**STATED GOAL**
Pictures aside, quote the whole listing exactly.

** START **

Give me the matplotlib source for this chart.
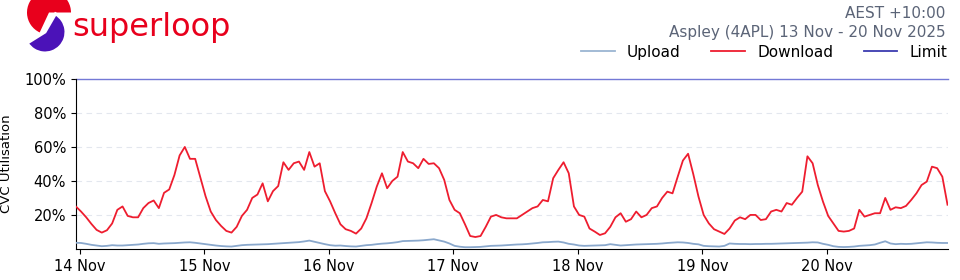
import matplotlib
matplotlib.use('Agg')
import matplotlib.pyplot as plt
import matplotlib.dates as mdates
from matplotlib.patches import Wedge
from matplotlib.lines import Line2D
import pandas as pd

# hourly samples, 13 Nov 23:15 .. 20 Nov 23:15 (AEST), % of CVC
times = pd.date_range('2025-11-13 23:15', periods=169, freq='h')

download = [
    25,
    # 14 Nov
    22, 18.6, 14.7, 11.2, 9.6, 11, 15, 23, 25, 19.4, 18.6, 18.6,
    24, 27, 28.5, 24, 33, 35, 43.5, 55, 60, 53, 53, 42,
    # 15 Nov
    31, 22, 17, 13.5, 10.6, 9.6, 13, 19.4, 23, 30, 32, 38.6,
    28, 34, 37, 51, 46.5, 50.4, 51.4, 46.5, 57, 48.4, 50.4, 34,
    # 16 Nov
    28, 21, 14.5, 11.6, 10.6, 9, 12, 18, 27, 36.7, 44.5, 35.7,
    40, 42.5, 57, 51.4, 50.4, 47.5, 53, 50, 50.4, 47.5, 40.6, 28.8,
    # 17 Nov
    23, 21, 14.5, 7.6, 7, 7.6, 13, 19, 20, 18.6, 18, 18,
    18, 20, 22, 24, 25, 28.8, 28, 41.6, 46.5, 51, 44.5, 25,
    # 18 Nov
    20, 19, 12, 10.2, 8.2, 9.2, 13, 18.6, 21, 16, 17.5, 22,
    18.6, 20, 24, 25, 30, 33.7, 32.7, 42.5, 52, 56, 44, 30.8,
    # 19 Nov
    20, 15, 11.6, 10.2, 8.8, 12, 16.7, 18.6, 17.5, 20, 20, 17,
    17.5, 22, 23, 22, 27, 26, 30, 33.7, 54.5, 50.4, 37.6, 27.8,
    # 20 Nov
    19.4, 15, 10.6, 10.2, 10.6, 12, 23, 19, 20, 21, 21, 30,
    23, 24.5, 24, 25.3, 28.8, 32.7, 37.6, 39.6, 48.4, 47.5, 42.5, 26,
]

upload = [
    3.6,
    3.5, 3.0, 2.4, 2.0, 1.6, 1.8, 2.2, 2.0, 2.0, 2.2, 2.4, 2.6,
    3.0, 3.3, 3.4, 3.0, 3.2, 3.3, 3.4, 3.6, 3.8, 3.9, 3.6, 3.2,
    2.8, 2.4, 2.0, 1.7, 1.5, 1.4, 1.8, 2.2, 2.4, 2.5, 2.6, 2.7,
    2.8, 3.0, 3.2, 3.4, 3.6, 3.8, 4.0, 4.4, 4.9, 4.2, 3.5, 2.8,
    2.2, 1.9, 2.0, 1.7, 1.5, 1.4, 1.8, 2.2, 2.4, 2.8, 3.1, 3.3,
    3.6, 4.0, 4.6, 4.7, 4.8, 4.9, 5.1, 5.4, 5.7, 5.0, 4.3, 3.2,
    1.8, 1.3, 1.0, 1.0, 1.1, 1.2, 1.5, 1.8, 1.9, 2.0, 2.2, 2.4,
    2.6, 2.7, 2.9, 3.2, 3.5, 3.9, 4.0, 4.2, 4.3, 3.8, 3.0, 2.6,
    2.0, 1.8, 1.9, 2.0, 2.1, 2.2, 2.8, 2.4, 2.0, 2.2, 2.4, 2.6,
    2.7, 2.8, 2.9, 3.0, 3.2, 3.5, 3.7, 3.9, 3.8, 3.5, 3.0, 2.7,
    1.8, 1.6, 1.5, 1.4, 1.8, 3.2, 3.0, 2.9, 2.9, 2.8, 2.9, 2.9,
    3.0, 3.0, 3.1, 3.2, 3.3, 3.4, 3.5, 3.6, 3.7, 3.9, 3.8, 3.0,
    2.4, 1.6, 1.2, 1.1, 1.2, 1.4, 1.8, 2.0, 2.2, 2.6, 3.6, 4.5,
    3.2, 2.8, 3.0, 2.9, 3.0, 3.3, 3.6, 3.9, 3.8, 3.6, 3.5, 3.5,
]

limit = 100
yticks = [20, 40, 60, 80, 100]

RED = '#ee1d2f'
UP = '#8aa8cc'
LIM = '#3b3bb0'
GREY = '#5b6477'

fig = plt.figure(figsize=(9.6, 2.8), dpi=100)

# ── logo, drawn in figure pixel coords (y up) ──
lax = fig.add_axes([0, 0, 1, 1], zorder=-1)
lax.set_xlim(0, 960)
lax.set_ylim(0, 280)
lax.axis('off')
lax.add_patch(Wedge((49, 267.5), 22, 0, 245, facecolor='#e8001c', lw=0))
lax.add_patch(Wedge((45, 248), 21, 212, 420, facecolor='#4b12b8',
                    edgecolor='white', lw=2.2))
fig.text(0.075, 0.871, 'superloop', fontsize=23, color='#e8001c',
         ha='left', va='baseline')

fig.text(0.985, 0.978, 'AEST +10:00\nAspley (4APL) 13 Nov - 20 Nov 2025',
         ha='right', va='top', fontsize=11, color=GREY, linespacing=1.3)

# ── main chart ──
ax = fig.add_axes([0.079, 0.111, 0.908, 0.607])
ax.plot(times, upload, color=UP, lw=1.3, zorder=3)
ax.plot(times, download, color=RED, lw=1.3, zorder=4)
ax.axhline(limit, color='#7479d6', lw=1.0, zorder=2, clip_on=False)

ax.set_ylim(0, 100)
ax.set_xlim(times[0], times[-1])
ax.set_yticks(yticks)
ax.set_yticklabels([f'{v}%' for v in yticks])
ax.yaxis.grid(True, linestyle=(0, (5, 4)), color='#e3e7ee', lw=0.8)
ax.set_axisbelow(True)

ax.xaxis.set_major_locator(mdates.DayLocator())
ax.xaxis.set_major_formatter(mdates.DateFormatter('%d %b'))
ax.tick_params(axis='both', labelsize=10.5)
ax.set_ylabel('CVC Utilisation', fontsize=9.5, labelpad=8)

ax.spines['top'].set_visible(False)
ax.spines['right'].set_visible(False)

handles = [Line2D([], [], color='#9bb5d2', lw=1.3),
           Line2D([], [], color=RED, lw=1.3),
           Line2D([], [], color=LIM, lw=1.3)]
fig.legend(handles, ['Upload', 'Download', 'Limit'], loc='center right',
           bbox_to_anchor=(0.987, 0.814), ncol=3, frameon=False,
           fontsize=11, handlelength=2.2, handletextpad=0.8,
           columnspacing=2.0, borderpad=0, borderaxespad=0)

fig.savefig('out.png', dpi=100)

** END **

**THE RESPONSE**
Give me the matplotlib source for this chart.
import matplotlib
matplotlib.use('Agg')
import matplotlib.pyplot as plt
import matplotlib.dates as mdates
from matplotlib.patches import Wedge
from matplotlib.lines import Line2D
import pandas as pd

# hourly samples, 13 Nov 23:15 .. 20 Nov 23:15 (AEST), % of CVC
times = pd.date_range('2025-11-13 23:15', periods=169, freq='h')

download = [
    25,
    # 14 Nov
    22, 18.6, 14.7, 11.2, 9.6, 11, 15, 23, 25, 19.4, 18.6, 18.6,
    24, 27, 28.5, 24, 33, 35, 43.5, 55, 60, 53, 53, 42,
    # 15 Nov
    31, 22, 17, 13.5, 10.6, 9.6, 13, 19.4, 23, 30, 32, 38.6,
    28, 34, 37, 51, 46.5, 50.4, 51.4, 46.5, 57, 48.4, 50.4, 34,
    # 16 Nov
    28, 21, 14.5, 11.6, 10.6, 9, 12, 18, 27, 36.7, 44.5, 35.7,
    40, 42.5, 57, 51.4, 50.4, 47.5, 53, 50, 50.4, 47.5, 40.6, 28.8,
    # 17 Nov
    23, 21, 14.5, 7.6, 7, 7.6, 13, 19, 20, 18.6, 18, 18,
    18, 20, 22, 24, 25, 28.8, 28, 41.6, 46.5, 51, 44.5, 25,
    # 18 Nov
    20, 19, 12, 10.2, 8.2, 9.2, 13, 18.6, 21, 16, 17.5, 22,
    18.6, 20, 24, 25, 30, 33.7, 32.7, 42.5, 52, 56, 44, 30.8,
    # 19 Nov
    20, 15, 11.6, 10.2, 8.8, 12, 16.7, 18.6, 17.5, 20, 20, 17,
    17.5, 22, 23, 22, 27, 26, 30, 33.7, 54.5, 50.4, 37.6, 27.8,
    # 20 Nov
    19.4, 15, 10.6, 10.2, 10.6, 12, 23, 19, 20, 21, 21, 30,
    23, 24.5, 24, 25.3, 28.8, 32.7, 37.6, 39.6, 48.4, 47.5, 42.5, 26,
]

upload = [
    3.6,
    3.5, 3.0, 2.4, 2.0, 1.6, 1.8, 2.2, 2.0, 2.0, 2.2, 2.4, 2.6,
    3.0, 3.3, 3.4, 3.0, 3.2, 3.3, 3.4, 3.6, 3.8, 3.9, 3.6, 3.2,
    2.8, 2.4, 2.0, 1.7, 1.5, 1.4, 1.8, 2.2, 2.4, 2.5, 2.6, 2.7,
    2.8, 3.0, 3.2, 3.4, 3.6, 3.8, 4.0, 4.4, 4.9, 4.2, 3.5, 2.8,
    2.2, 1.9, 2.0, 1.7, 1.5, 1.4, 1.8, 2.2, 2.4, 2.8, 3.1, 3.3,
    3.6, 4.0, 4.6, 4.7, 4.8, 4.9, 5.1, 5.4, 5.7, 5.0, 4.3, 3.2,
    1.8, 1.3, 1.0, 1.0, 1.1, 1.2, 1.5, 1.8, 1.9, 2.0, 2.2, 2.4,
    2.6, 2.7, 2.9, 3.2, 3.5, 3.9, 4.0, 4.2, 4.3, 3.8, 3.0, 2.6,
    2.0, 1.8, 1.9, 2.0, 2.1, 2.2, 2.8, 2.4, 2.0, 2.2, 2.4, 2.6,
    2.7, 2.8, 2.9, 3.0, 3.2, 3.5, 3.7, 3.9, 3.8, 3.5, 3.0, 2.7,
    1.8, 1.6, 1.5, 1.4, 1.8, 3.2, 3.0, 2.9, 2.9, 2.8, 2.9, 2.9,
    3.0, 3.0, 3.1, 3.2, 3.3, 3.4, 3.5, 3.6, 3.7, 3.9, 3.8, 3.0,
    2.4, 1.6, 1.2, 1.1, 1.2, 1.4, 1.8, 2.0, 2.2, 2.6, 3.6, 4.5,
    3.2, 2.8, 3.0, 2.9, 3.0, 3.3, 3.6, 3.9, 3.8, 3.6, 3.5, 3.5,
]

limit = 100
yticks = [20, 40, 60, 80, 100]

RED = '#ee1d2f'
UP = '#8aa8cc'
LIM = '#3b3bb0'
GREY = '#5b6477'

fig = plt.figure(figsize=(9.6, 2.8), dpi=100)

# ── logo, drawn in figure pixel coords (y up) ──
lax = fig.add_axes([0, 0, 1, 1], zorder=-1)
lax.set_xlim(0, 960)
lax.set_ylim(0, 280)
lax.axis('off')
lax.add_patch(Wedge((49, 267.5), 22, 0, 245, facecolor='#e8001c', lw=0))
lax.add_patch(Wedge((45, 248), 21, 212, 420, facecolor='#4b12b8',
                    edgecolor='white', lw=2.2))
fig.text(0.075, 0.871, 'superloop', fontsize=23, color='#e8001c',
         ha='left', va='baseline')

fig.text(0.985, 0.978, 'AEST +10:00\nAspley (4APL) 13 Nov - 20 Nov 2025',
         ha='right', va='top', fontsize=11, color=GREY, linespacing=1.3)

# ── main chart ──
ax = fig.add_axes([0.079, 0.111, 0.908, 0.607])
ax.plot(times, upload, color=UP, lw=1.3, zorder=3)
ax.plot(times, download, color=RED, lw=1.3, zorder=4)
ax.axhline(limit, color='#7479d6', lw=1.0, zorder=2, clip_on=False)

ax.set_ylim(0, 100)
ax.set_xlim(times[0], times[-1])
ax.set_yticks(yticks)
ax.set_yticklabels([f'{v}%' for v in yticks])
ax.yaxis.grid(True, linestyle=(0, (5, 4)), color='#e3e7ee', lw=0.8)
ax.set_axisbelow(True)

ax.xaxis.set_major_locator(mdates.DayLocator())
ax.xaxis.set_major_formatter(mdates.DateFormatter('%d %b'))
ax.tick_params(axis='both', labelsize=10.5)
ax.set_ylabel('CVC Utilisation', fontsize=9.5, labelpad=8)

ax.spines['top'].set_visible(False)
ax.spines['right'].set_visible(False)

handles = [Line2D([], [], color='#9bb5d2', lw=1.3),
           Line2D([], [], color=RED, lw=1.3),
           Line2D([], [], color=LIM, lw=1.3)]
fig.legend(handles, ['Upload', 'Download', 'Limit'], loc='center right',
           bbox_to_anchor=(0.987, 0.814), ncol=3, frameon=False,
           fontsize=11, handlelength=2.2, handletextpad=0.8,
           columnspacing=2.0, borderpad=0, borderaxespad=0)

fig.savefig('out.png', dpi=100)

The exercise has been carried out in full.